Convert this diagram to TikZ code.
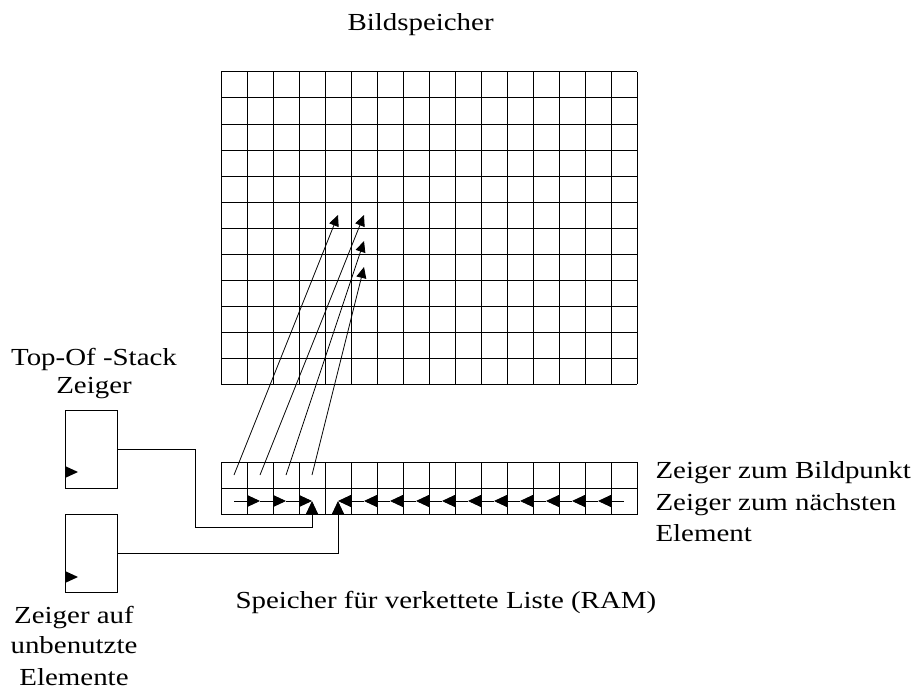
\documentclass[tikz,border=0pt]{standalone}
\usepackage{fontspec}
\setmainfont[FakeStretch=1.18]{Liberation Serif}
\usetikzlibrary{arrows.meta}
\begin{document}
\begin{tikzpicture}[x=1pt,y=-1pt,line width=1pt,
  lbl/.style={font=\fontsize{24.5}{29}\selectfont,inner sep=0pt,anchor=base},
  lblw/.style={lbl,anchor=base west},
  cell/.style={draw,minimum size=26pt,inner sep=0pt},
  ptr/.style={-{Triangle[length=11pt,width=10pt]},line width=0.8pt},
  link/.style={-{Triangle[length=13pt,width=12pt]},line width=0.9pt},
  reg/.style={draw,minimum width=52pt,minimum height=78pt,inner sep=0pt}]
\useasboundingbox (0,0) rectangle (917,690);
% Bildspeicher grid
\foreach \i in {0,...,16} \draw (221+26*\i,72) -- (221+26*\i,384);
\foreach \j in {0,...,12} \draw (221,72+26*\j) -- (637,72+26*\j);
\coordinate (g-4-5) at (338,215);
\coordinate (g-5-5) at (364,215);
\coordinate (g-5-6) at (364,241);
\coordinate (g-5-7) at (364,267);
% list memory
\foreach \i in {0,...,15} {
  \node[cell] (p\i) at (234+26*\i,475) {};
  \node[cell] (n\i) at (234+26*\i,501) {};
}
% pixel pointers
\draw[ptr] (p0.center) -- (g-4-5);
\draw[ptr] (p1.center) -- (g-5-5);
\draw[ptr] (p2.center) -- (g-5-6);
\draw[ptr] (p3.center) -- (g-5-7);
% next pointers
\foreach \i/\j in {0/1,1/2,2/3} \draw[link] (n\i.center) -- (n\j.center);
\foreach \i [evaluate=\i as \j using int(\i-1)] in {5,...,15} \draw[link] (n\i.center) -- (n\j.center);
% registers
\node[reg] (tos) at (91,449) {};
\node[reg] (free) at (91,553) {};
\fill (65,466) -- (78,472) -- (65,478) -- cycle;
\fill (65,571) -- (78,577) -- (65,583) -- cycle;
\coordinate (bend) at (195,527);
\draw[link] (tos.east) -| (bend) -| (n3.center);
\draw[link] (free.east) -| (n4.center);
% labels
\node[lblw] (title) at (347,31) {Bildspeicher};
\node[lbl] (tos1) at (94,365) {Top-Of -Stack};
\node[lbl] (tos2) at (94,393) {Zeiger};
\node[lblw] (r1) at (655,478) {Zeiger zum Bildpunkt};
\node[lblw] (r2) at (655,510) {Zeiger zum nächsten};
\node[lblw] (r3) at (655,541) {Element};
\node[lblw] (ram) at (235,608) {Speicher für verkettete Liste (RAM)};
\node[lbl] (f1) at (74,623) {Zeiger auf};
\node[lbl] (f2) at (74,653) {unbenutzte};
\node[lbl] (f3) at (74,685) {Elemente};
\end{tikzpicture}
\end{document}
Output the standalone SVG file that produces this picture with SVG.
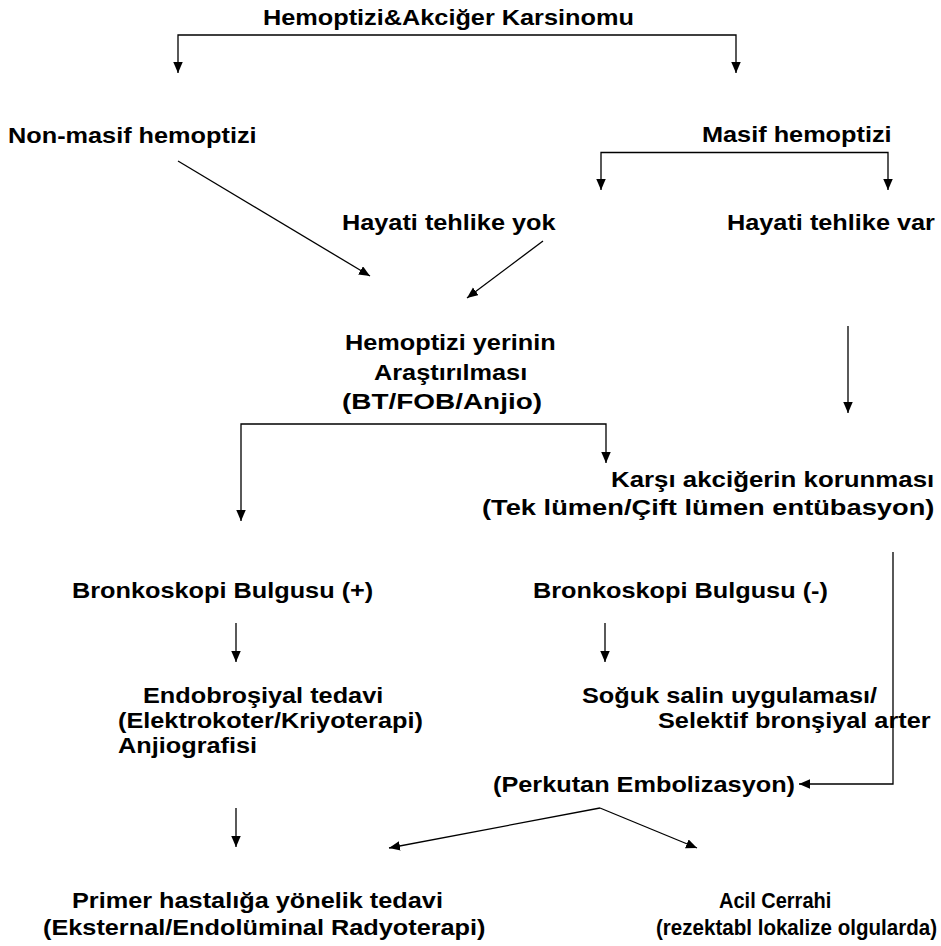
<svg xmlns="http://www.w3.org/2000/svg" width="941" height="946" viewBox="0 0 941 946">
  <style>
    text { font-family: "Liberation Sans", Arial, sans-serif; font-weight: bold; font-size: 22px; fill: #000; }
    .end { text-anchor: end; }
    .wire { fill: none; stroke: #000; stroke-width: 1.3; }
    .arr { marker-end: url(#head); }
  </style>
  <defs>
    <marker id="head" markerUnits="userSpaceOnUse" markerWidth="12" markerHeight="10" refX="11" refY="4.75" orient="auto">
      <path d="M0,0 L11,4.75 L0,9.5 Z" fill="#000"/>
    </marker>
  </defs>
  <rect width="941" height="946" fill="#fff"/>

  <!-- connectors -->
  <g id="connectors">
    <!-- root split -->
    <path class="wire arr" d="M457,35 H178 V73"/>
    <path class="wire arr" d="M457,35 H736 V73"/>
    <!-- massive haemoptysis split -->
    <path class="wire arr" d="M745,152.5 H601 V190"/>
    <path class="wire arr" d="M745,152.5 H888 V190"/>
    <!-- into localisation -->
    <path class="wire arr" d="M178,161 L370,276"/>
    <path class="wire arr" d="M543,241 L467,298"/>
    <path class="wire arr" d="M848,326 V413"/>
    <!-- localisation split -->
    <path class="wire arr" d="M424,424 H241 V521"/>
    <path class="wire arr" d="M424,424 H606 V463"/>
    <path class="wire arr" d="M236,623 V662"/>
    <path class="wire arr" d="M605,623 V662"/>
    <!-- protection to embolisation -->
    <path class="wire arr" d="M893,552 V784 H799"/>
    <!-- final outcomes -->
    <path class="wire arr" d="M236,808 V847"/>
    <path class="wire arr" d="M600,808 L389,848"/>
    <path class="wire arr" d="M600,808 L697,848"/>
  </g>

  <!-- nodes -->
  <g id="n-root"><text transform="translate(263 0) scale(1.15 1)" y="25">Hemoptizi&amp;Akciğer Karsinomu</text></g>
  <g id="n-nonmasif"><text transform="translate(8 0) scale(1.15 1)" y="143">Non-masif hemoptizi</text></g>
  <g id="n-masif"><text transform="translate(702 0) scale(1.15 1)" y="142">Masif hemoptizi</text></g>
  <g id="n-yok"><text transform="translate(342 0) scale(1.15 1)" y="230">Hayati tehlike yok</text></g>
  <g id="n-var"><text transform="translate(727 0) scale(1.15 1)" y="230">Hayati tehlike var</text></g>
  <g id="n-arastirma">
    <text transform="translate(345 0) scale(1.15 1)" y="350">Hemoptizi yerinin</text>
    <text transform="translate(374 0) scale(1.15 1)" y="380">Araştırılması</text>
    <text transform="translate(342 0) scale(1.27 1)" y="409">(BT/FOB/Anjio)</text>
  </g>
  <g id="n-koruma">
    <text transform="translate(611 0) scale(1.175 1)" y="487">Karşı akciğerin korunması</text>
    <text transform="translate(482 0) scale(1.24 1)" y="515">(Tek lümen/Çift lümen entübasyon)</text>
  </g>
  <g id="n-bronk-pos"><text transform="translate(72 0) scale(1.15 1)" y="598">Bronkoskopi Bulgusu (+)</text></g>
  <g id="n-bronk-neg"><text transform="translate(533 0) scale(1.15 1)" y="598">Bronkoskopi Bulgusu (-)</text></g>
  <g id="n-endobronsiyal">
    <text transform="translate(143 0) scale(1.15 1)" y="703">Endobroşiyal tedavi</text>
    <text transform="translate(118 0) scale(1.15 1)" y="728">(Elektrokoter/Kriyoterapi)</text>
    <text transform="translate(118 0) scale(1.15 1)" y="753">Anjiografisi</text>
  </g>
  <g id="n-salin">
    <text transform="translate(582 0) scale(1.15 1)" y="703">Soğuk salin uygulaması/</text>
    <text transform="translate(658 0) scale(1.15 1)" y="728">Selektif bronşiyal arter</text>
  </g>
  <g id="n-embolizasyon"><text class="end" transform="translate(795 0) scale(1.15 1)" y="792">(Perkutan Embolizasyon)</text></g>
  <g id="n-primer">
    <text transform="translate(72 0) scale(1.15 1)" y="908">Primer hastalığa yönelik tedavi</text>
    <text transform="translate(43 0) scale(1.15 1)" y="935">(Eksternal/Endolüminal Radyoterapi)</text>
  </g>
  <g id="n-cerrahi">
    <text transform="translate(719 0) scale(0.91 1)" y="908">Acil Cerrahi</text>
    <text transform="translate(656 0) scale(0.935 1)" y="935">(rezektabl lokalize olgularda)</text>
  </g>
</svg>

What you will do: Copy every line from the entries that contains the word "this".

Written reply:
Convert this diagram to TikZ code.
Output the standalone SVG file that produces this picture with SVG.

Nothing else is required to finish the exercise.